Long-term trends in colorectal cancer: incidence, localization, and presentation

Colorectal Cancer

BMC Cancer. 2020 Nov 10;20(1):1077. doi: 10.1186/s12885-020-07582-x.


BACKGROUND: The purpose of this study was to assess trends in incidence and presentation of colorectal cancer (CRC) over a period of 37 years in a stable population in Mid-Norway. Secondarily, we wanted to predict the future burden of CRC in the same catchment area.

METHODS: All 2268 patients diagnosed with CRC at Levanger Hospital between 1980 and 2016 were included in this study. We used Poisson regression to calculate the incidence rate ratio (IRR) and analyse factors associated with incidence.

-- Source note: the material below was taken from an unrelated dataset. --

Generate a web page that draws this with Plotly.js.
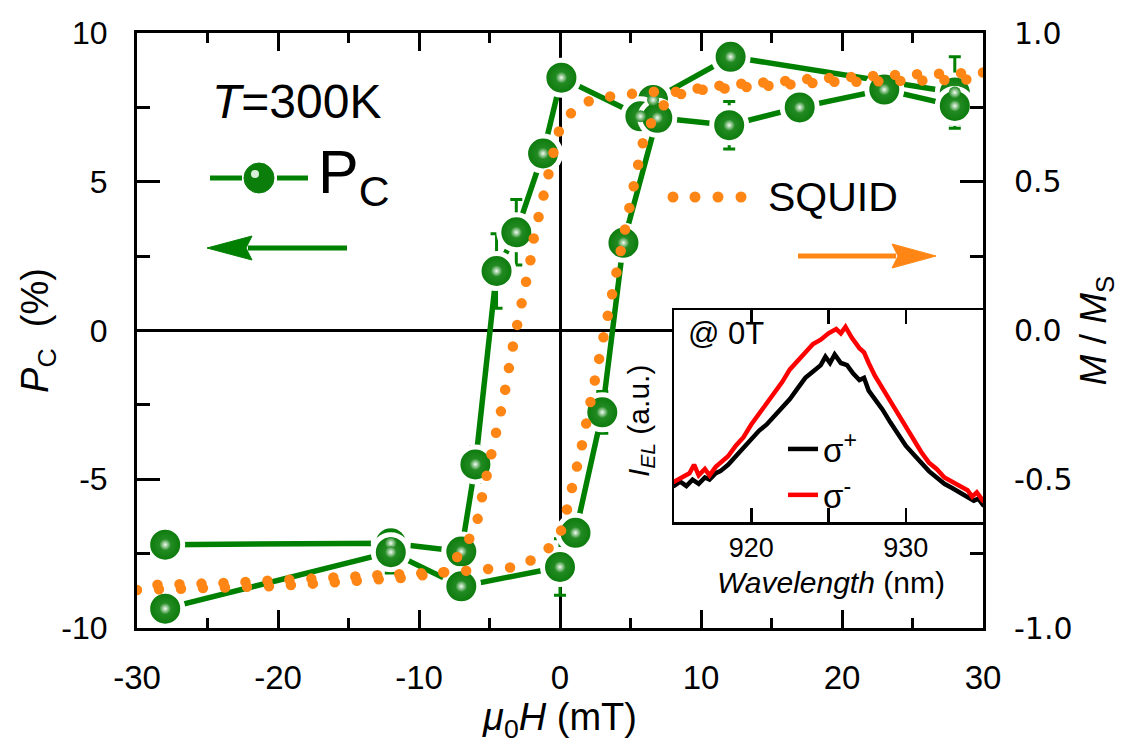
<!DOCTYPE html>
<html>
<head>
<meta charset="utf-8">
<script src="https://cdn.plot.ly/plotly-3.0.1.min.js"></script>
<style>
html,body{margin:0;padding:0;background:#fff;}
#chart{width:1144px;height:747px;}
.scatterlayer .js-line{stroke-linecap:round;}
</style>
</head>
<body>
<div id="chart"></div>
<script>
// ---------- Data ----------
// P_C, field sweep from +28 mT down to -28 mT
const pcDescH   = [28, 12.1, 6.6, 5.7, 0.1, -1.2, -3.1, -4.5, -6.0, -7.0, -12.0, -28.0];
const pcDescP   = [8.0, 9.2, 7.75, 7.2, 8.5, 5.95, 3.3, 2.0, -4.5, -7.43, -7.15, -7.2];
const pcDescErr = [1.2, 0.2, 0.5, 0.2, 0.2, 0.2, 1.1, 1.25, 0.6, 0.3, 0.5, 0.3];
// P_C, field sweep from -28 mT up to +28 mT
const pcAscH    = [-28.0, -12.0, -7.0, 0.0, 1.1, 3.0, 4.5, 6.9, 12.0, 17.0, 23.0, 28.0];
const pcAscP    = [-9.35, -7.45, -8.6, -7.95, -6.8, -2.75, 2.95, 7.15, 6.9, 7.5, 8.1, 7.55];
const pcAscErr  = [0.2, 0.7, 0.2, 0.95, 0.3, 0.7, 0.3, 0.3, 0.8, 0.2, 0.6, 0.6];

// SQUID M/Ms, descending branch
const squidDescH = [30, 28.4, 26.7, 25.1, 23.6, 21.9, 20.4, 18.8, 17.1, 15.4, 13.9, 12.3, 10.7, 9.0, 8.0,
  6.5, 5.0, 3.2, 1.6, 0.5, -0.14, -0.5, -0.85, -1.2, -1.5, -1.85, -2.06, -2.4, -2.7, -3.0,
  -3.27, -3.55, -3.77, -4.05, -4.4, -4.76, -5.05, -5.4, -5.7, -5.97, -6.8, -7.6, -8.0, -9.6, -14.4,
  -19.2, -24.0, -28.9, -30];
const squidDescM = [0.867, 0.867, 0.865, 0.861, 0.859, 0.855, 0.853, 0.847, 0.844, 0.836, 0.834, 0.828, 0.820, 0.811, 0.801,
  0.803, 0.797, 0.785, 0.765, 0.718, 0.664, 0.593, 0.523, 0.455, 0.385, 0.314, 0.244, 0.176, 0.106, 0.035,
  -0.035, -0.106, -0.176, -0.244, -0.314, -0.385, -0.455, -0.526, -0.597, -0.667, -0.728, -0.782, -0.812, -0.815, -0.828,
  -0.839, -0.849, -0.855, -0.858];
// SQUID M/Ms, ascending branch
const squidAscH = [-30, -25.0, -20.1, -15.3, -10.4, -8.9, -6.25, -4.76, -3.06, -1.56,
  -0.36, 0.2, 0.57, 0.92, 1.2, 1.56, 1.85, 2.13, 2.42, 2.7,
  3.06, 3.34, 3.62, 3.9, 4.2, 4.48, 4.76, 5.1, 5.4, 5.7,
  6.04, 6.9, 7.8, 9.7, 11.4, 12.9, 14.6, 16.1, 17.8, 19.4,
  21.1, 22.6, 24.3, 25.8, 27.5, 29.1, 30];
const squidAscM = [-0.872, -0.866, -0.859, -0.844, -0.829, -0.815, -0.805, -0.798, -0.795, -0.761,
  -0.714, -0.661, -0.594, -0.523, -0.452, -0.385, -0.314, -0.244, -0.176, -0.105,
  -0.035, 0.035, 0.106, 0.176, 0.244, 0.314, 0.385, 0.455, 0.526, 0.597,
  0.667, 0.728, 0.785, 0.808, 0.814, 0.820, 0.820, 0.828, 0.831, 0.836,
  0.836, 0.836, 0.839, 0.844, 0.844, 0.844, 0.846];

// Inset: EL spectra at 0 T
const wlPlus = [915.0, 915.4, 915.8, 916.2, 916.6, 917.0, 917.3, 917.7, 918.0, 918.5, 919.0, 919.5, 920.0, 920.5,
  921.0, 921.5, 922.0, 922.5, 923.0, 923.5, 924.0, 924.5, 924.8, 925.1, 925.4, 925.8, 926.2, 926.6,
  927.0, 927.3, 927.6, 928.0, 928.5, 929.0, 929.5, 930.0, 930.5, 931.0, 931.5, 932.0, 932.5, 933.0,
  933.5, 934.0, 934.4, 934.7, 935.0];
const elPlus = [0.17, 0.19, 0.17, 0.20, 0.18, 0.21, 0.20, 0.23, 0.24, 0.27, 0.31, 0.35, 0.39, 0.43,
  0.46, 0.50, 0.54, 0.58, 0.63, 0.68, 0.71, 0.74, 0.78, 0.75, 0.79, 0.75, 0.74, 0.70,
  0.67, 0.68, 0.62, 0.58, 0.53, 0.47, 0.41, 0.36, 0.32, 0.28, 0.24, 0.21, 0.18, 0.16,
  0.14, 0.12, 0.10, 0.11, 0.08];
const wlMinus = [915.0, 915.5, 916.0, 916.3, 916.6, 917.0, 917.3, 917.7, 918.0, 918.5, 919.0, 919.5, 920.0, 920.5,
  921.0, 921.5, 922.0, 922.5, 923.0, 923.5, 924.0, 924.5, 925.0, 925.5, 925.8, 926.1, 926.5, 927.0,
  927.3, 927.6, 928.0, 928.5, 929.0, 929.5, 930.0, 930.5, 931.0, 931.5, 932.0, 932.5, 933.0, 933.5,
  934.0, 934.3, 934.6, 935.0];
const elMinus = [0.19, 0.21, 0.23, 0.27, 0.22, 0.25, 0.22, 0.26, 0.28, 0.31, 0.36, 0.40, 0.46, 0.51,
  0.56, 0.61, 0.66, 0.72, 0.76, 0.80, 0.84, 0.86, 0.89, 0.91, 0.89, 0.92, 0.87, 0.82,
  0.80, 0.75, 0.69, 0.63, 0.57, 0.50, 0.44, 0.38, 0.33, 0.28, 0.25, 0.21, 0.19, 0.17,
  0.15, 0.12, 0.14, 0.10];

const xTicks = [-30, -20, -10, 0, 10, 20, 30];
const xTickText = ['-30', '-20', '-10', '0', '10', '20', '30'];
const yTicks = [-10, -5, 0, 5, 10];
const yTickText = ['-10', '-5', '0', '5', '10'];
const y2Ticks = [-1.0, -0.5, 0.0, 0.5, 1.0];
const y2TickText = ['-1.0', '-0.5', '0.0', '0.5', '1.0'];
const insetTicks = [920, 930];

// ---------- Styling ----------
const GREEN = '#008000';
const ORANGE = '#ff8614';
const FONT = 'Liberation Sans, Arial, sans-serif';
const M = {l: 137, r: 161, t: 33, b: 119};
const PW = 1144 - M.l - M.r, PH = 747 - M.t - M.b;
const px = x => (x - M.l) / PW;          // pixel -> paper x
const py = y => (747 - M.b - y) / PH;     // pixel -> paper y

const pcMarker = {size: 35, color: '#087808', line: {color: '#ffffff', width: 5},
  gradient: {type: 'radial', color: '#2f932f'}};
const pcHighlight = {size: 12, color: '#1a861a', line: {width: 0},
  gradient: {type: 'radial', color: '#f4fbf4'}};
const pcErrStyle = arr => ({type: 'data', array: arr, visible: true, color: GREEN, thickness: 3, width: 6});

const traces = [
  {x: pcDescH, y: pcDescP, error_y: pcErrStyle(pcDescErr), mode: 'lines+markers', name: 'P_C down',
   line: {color: GREEN, width: 5.5}, marker: pcMarker, xaxis: 'x', yaxis: 'y', showlegend: false},
  {x: pcAscH, y: pcAscP, error_y: pcErrStyle(pcAscErr), mode: 'lines+markers', name: 'P_C up',
   line: {color: GREEN, width: 5.5}, marker: pcMarker, xaxis: 'x', yaxis: 'y', showlegend: false},
  {x: pcDescH, y: pcDescP, mode: 'markers', marker: pcHighlight, hoverinfo: 'skip',
   xaxis: 'x', yaxis: 'y', showlegend: false},
  {x: pcAscH, y: pcAscP, mode: 'markers', marker: pcHighlight, hoverinfo: 'skip',
   xaxis: 'x', yaxis: 'y', showlegend: false},
  {x: squidDescH, y: squidDescM, mode: 'lines', name: 'SQUID down',
   line: {color: ORANGE, width: 10.5, dash: '0px,22px'}, xaxis: 'x', yaxis: 'y2', showlegend: false},
  {x: squidAscH, y: squidAscM, mode: 'lines', name: 'SQUID up',
   line: {color: ORANGE, width: 10.5, dash: '0px,22px'}, xaxis: 'x', yaxis: 'y2', showlegend: false},
  {x: wlPlus, y: elPlus, mode: 'lines', name: 'σ<sup>+</sup>',
   line: {color: '#000000', width: 4.5}, xaxis: 'x3', yaxis: 'y3', showlegend: true},
  {x: wlMinus, y: elMinus, mode: 'lines', name: 'σ<sup>-</sup>',
   line: {color: '#ff0000', width: 4.5}, xaxis: 'x3', yaxis: 'y3', showlegend: true}
];

const insetL = 674, insetR = 983, insetT = 310, insetB = 522;

const shapes = [
  // P_C legend sample
  {type: 'line', xref: 'paper', yref: 'paper', x0: px(210), x1: px(242), y0: py(178), y1: py(178),
   line: {color: GREEN, width: 5}},
  {type: 'line', xref: 'paper', yref: 'paper', x0: px(277), x1: px(308), y0: py(178), y1: py(178),
   line: {color: GREEN, width: 5}},
  {type: 'circle', xref: 'paper', yref: 'paper', x0: px(244), x1: px(274), y0: py(193), y1: py(163),
   fillcolor: '#0b7d0b', line: {color: '#0b7d0b', width: 1}},
  {type: 'circle', xref: 'paper', yref: 'paper', x0: px(251), x1: px(259), y0: py(178), y1: py(170),
   fillcolor: '#d8eed8', line: {width: 0}},
  // green arrow (left axis)
  {type: 'line', xref: 'paper', yref: 'paper', x0: px(248), x1: px(347), y0: py(248), y1: py(248),
   line: {color: GREEN, width: 5}},
  {type: 'path', xref: 'paper', yref: 'paper',
   path: `M${px(207)},${py(248)} L${px(252)},${py(236)} L${px(246)},${py(248)} L${px(252)},${py(260)} Z`,
   fillcolor: GREEN, line: {color: GREEN, width: 1}},
  // orange arrow (right axis)
  {type: 'line', xref: 'paper', yref: 'paper', x0: px(798), x1: px(896), y0: py(256), y1: py(256),
   line: {color: ORANGE, width: 5}},
  {type: 'path', xref: 'paper', yref: 'paper',
   path: `M${px(936)},${py(256)} L${px(892)},${py(244)} L${px(898)},${py(256)} L${px(892)},${py(268)} Z`,
   fillcolor: ORANGE, line: {color: ORANGE, width: 1}}
];
// SQUID legend dots
[673, 695, 718, 741].forEach(cx => shapes.push({type: 'circle', xref: 'paper', yref: 'paper',
  x0: px(cx - 5.5), x1: px(cx + 5.5), y0: py(197 + 5.5), y1: py(197 - 5.5),
  fillcolor: ORANGE, line: {width: 0}}));

const annotations = [
  {xref: 'paper', yref: 'paper', x: px(210), y: py(101), xanchor: 'left', yanchor: 'middle',
   text: '<i>T</i>=300K', showarrow: false, font: {family: FONT, size: 48, color: '#000'}},
  {xref: 'paper', yref: 'paper', x: px(316), y: py(176), xanchor: 'left', yanchor: 'middle',
   text: 'P<sub>C</sub>', showarrow: false, font: {family: FONT, size: 61, color: '#000'}},
  {xref: 'paper', yref: 'paper', x: px(766), y: py(197), xanchor: 'left', yanchor: 'middle',
   text: 'SQUID', showarrow: false, font: {family: FONT, size: 41, color: '#000'}},
  {xref: 'paper', yref: 'paper', x: px(686), y: py(333), xanchor: 'left', yanchor: 'middle',
   text: '@ 0T', showarrow: false, font: {family: FONT, size: 31, color: '#000'}},
  {xref: 'paper', yref: 'paper', x: px(640), y: py(421), xanchor: 'center', yanchor: 'middle', textangle: -90,
   text: '<i>I</i><sub><i>EL</i></sub> (a.u.)', showarrow: false, font: {family: FONT, size: 30, color: '#000'}},
  {xref: 'paper', yref: 'paper', x: px(831), y: py(582), xanchor: 'center', yanchor: 'middle',
   text: '<i>Wavelength</i> (nm)', showarrow: false, font: {family: FONT, size: 30, color: '#000'}}
];

const axisCommon = {showgrid: false, showline: true, linecolor: '#000', linewidth: 3, mirror: 'ticks',
  ticks: 'inside', tickcolor: '#000', tickwidth: 3};

const layout = {
  width: 1144, height: 747,
  margin: M,
  paper_bgcolor: '#ffffff', plot_bgcolor: '#ffffff',
  font: {family: FONT, color: '#000'},
  showlegend: true,
  legend: {x: px(783), y: py(421), xanchor: 'left', yanchor: 'top', bgcolor: 'rgba(0,0,0,0)',
    font: {family: FONT, size: 33, color: '#000'}, borderwidth: 0, tracegroupgap: 0},
  xaxis: Object.assign({}, axisCommon, {
    range: [-30, 30], domain: [0, 1], anchor: 'y', tickmode: 'array', tickvals: xTicks, ticktext: xTickText,
    ticklen: 18, ticklabelstandoff: 18,
    minor: {dtick: 5, tick0: 0, ticks: 'inside', ticklen: 10, tickwidth: 3, tickcolor: '#000'},
    zeroline: true, zerolinecolor: '#000', zerolinewidth: 3,
    tickfont: {family: FONT, size: 33},
    title: {text: '<i>μ</i><sub>0</sub><i>H</i> (mT)', font: {family: FONT, size: 38}, standoff: 8}
  }),
  yaxis: Object.assign({}, axisCommon, {
    range: [-10, 10], domain: [0, 1], anchor: 'x', tickmode: 'array', tickvals: yTicks, ticktext: yTickText,
    ticklen: 23, ticklabelstandoff: 20,
    minor: {dtick: 2.5, tick0: 0, ticks: 'inside', ticklen: 13, tickwidth: 3, tickcolor: '#000'},
    zeroline: true, zerolinecolor: '#000', zerolinewidth: 3,
    tickfont: {family: FONT, size: 32},
    title: {text: '<i>P</i><sub>C</sub>&nbsp; (%)', font: {family: FONT, size: 38}, standoff: 2}
  }),
  yaxis2: {
    range: [-1, 1], overlaying: 'y', side: 'right', anchor: 'x', showgrid: false, zeroline: false,
    showline: false, ticks: '', tickmode: 'array', tickvals: y2Ticks, ticktext: y2TickText,
    ticklabelstandoff: 30,
    tickfont: {family: 'DejaVu Sans, Liberation Sans, sans-serif', size: 30},
    title: {text: '<i>M</i> / <i>M</i><sub>S</sub>', font: {family: FONT, size: 37}, standoff: 8}
  },
  xaxis3: {
    range: [915, 935], domain: [px(insetL), px(insetR)], anchor: 'y3', showgrid: false, zeroline: false,
    showline: true, linecolor: '#000', linewidth: 2.5, mirror: 'ticks',
    ticks: 'inside', ticklen: 14, tickwidth: 2.5, tickcolor: '#000', tickmode: 'array', tickvals: insetTicks,
    minor: {dtick: 5, tick0: 915, ticks: 'inside', ticklen: 14, tickwidth: 2.5, tickcolor: '#000'},
    ticklabelstandoff: 0,
    tickfont: {family: FONT, size: 27}
  },
  yaxis3: {
    range: [0, 1], domain: [py(insetB), py(insetT)], anchor: 'x3', showgrid: false, zeroline: false,
    showline: true, linecolor: '#000', linewidth: 2.5, mirror: true, ticks: '', showticklabels: false
  },
  shapes: shapes,
  annotations: annotations
};

Plotly.newPlot('chart', traces, layout, {displayModeBar: false, staticPlot: true});
</script>
</body>
</html>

RESULTS: The incidence of CRC increased from 43/100,000 person-years during 1980-1984 to 84/100,000 person-years during 2012-2016. Unadjusted IRR increased by 1.8% per year, corresponding to an overall increase in incidence of 94.5%. Changes in population (ageing and sex distribution) contributed to 28% of this increase, whereas 72% must be attributed to primary preventable factors associated with lifestyle. Compared with the last observational period, we predict a further 40% increase by 2030, and a 70% increase by 2040. Acute colorectal obstruction was associated with tumours in the left flexure and descending colon. Spontaneous colorectal perforation was associated with tumours in the descending colon, caecum, and sigmoid colon. The incidence of obstruction remained stable, while the incidence of perforation decreased throughout the observational period. The proportion of earlier stages at diagnosis increased significantly in recent decades.

CONCLUSION: CRC incidence increased substantially from 1980 to 2016, mainly due to primary preventable factors. The incidence will continue to increase during the next two decades, mainly due to further ageing of the population.